Activision has also added a $400 million request for "actual and punitive damages" to the suit. On top of this, the protective order redacting sections of the suit - because they were publicly embarrassing to the defendants - has been removed.
According to one part of the formerly-redacted sections, "Activision is informed and believes that to protect its weaker [Battlefield: Bad Company] series, EA secretly schemed with West and Zampella to bolster sales of BFBC at the expense of Call of Duty.
As a result, Activision claims that "Electronic Arts secretly conspired with Infinity Ward employees to affect the timing of the release of Electronic Arts and Activision products to the benefit of Electronic Arts and detriment of Activision. Activision's belief is based on an internal EA email bragging about how Electronic Arts asked Zampella to hold back the release of an Infinity Ward product until after Electronic Arts launched its game, and how Zampella 'was cool with that.'"

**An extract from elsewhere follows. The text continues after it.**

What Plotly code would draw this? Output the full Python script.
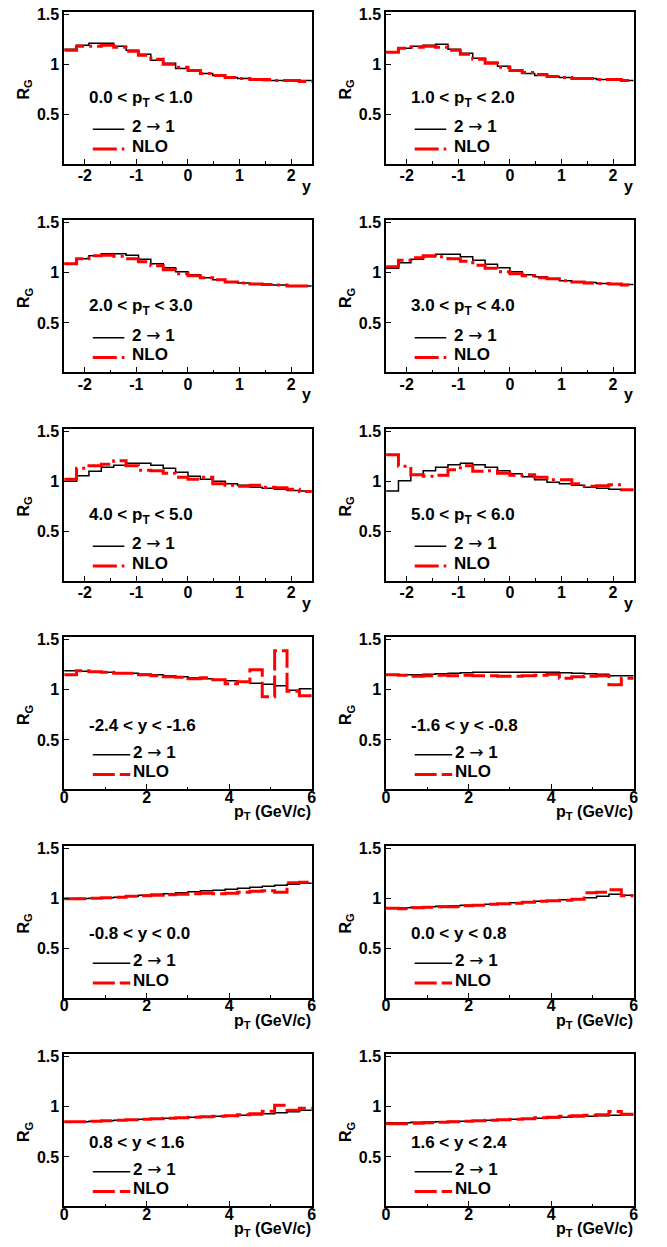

To back up this claim, Activision included an email from EA's Lincoln Hershberger that reads as follows:
"A couple months ago, I asked Vince to hold back their map pack until after we launched (he owes me one). Given that they've already made a billion, he was cool with that, obviously Kotick took it as being belligerent."
The map pack in question was the first one scheduled for Modern Warfare 2 known as the "Stimulus Package", which was released nearly a month after EA put out its lauded Bad Company 2.
EA, meanwhile, is claiming the email was a joke. According to spokesman Jeff Brown, "this was obviously sarcasm. It's clear from the email this was a joke and they never spoke. We explained this to lawyers at Activision - who apparently don't have much of a sense of humor."
There are a number of other redacted sections, mainly focusing on "specific actions related to EA's CEO John Riccitiello, negotiations between EA and West and Zampella, and any deal they may have arrived at."
If you want to read the rest of the redactions, Joystiq has transcribed all the major points. If these claims are true, then Activision has some pretty damning ammunition to fire at EA, West, and Zampella. If Brown's telling the truth and Hershberger's email was actually a joke, then it was a stupid one to make (not to mention that it's not really all that funny).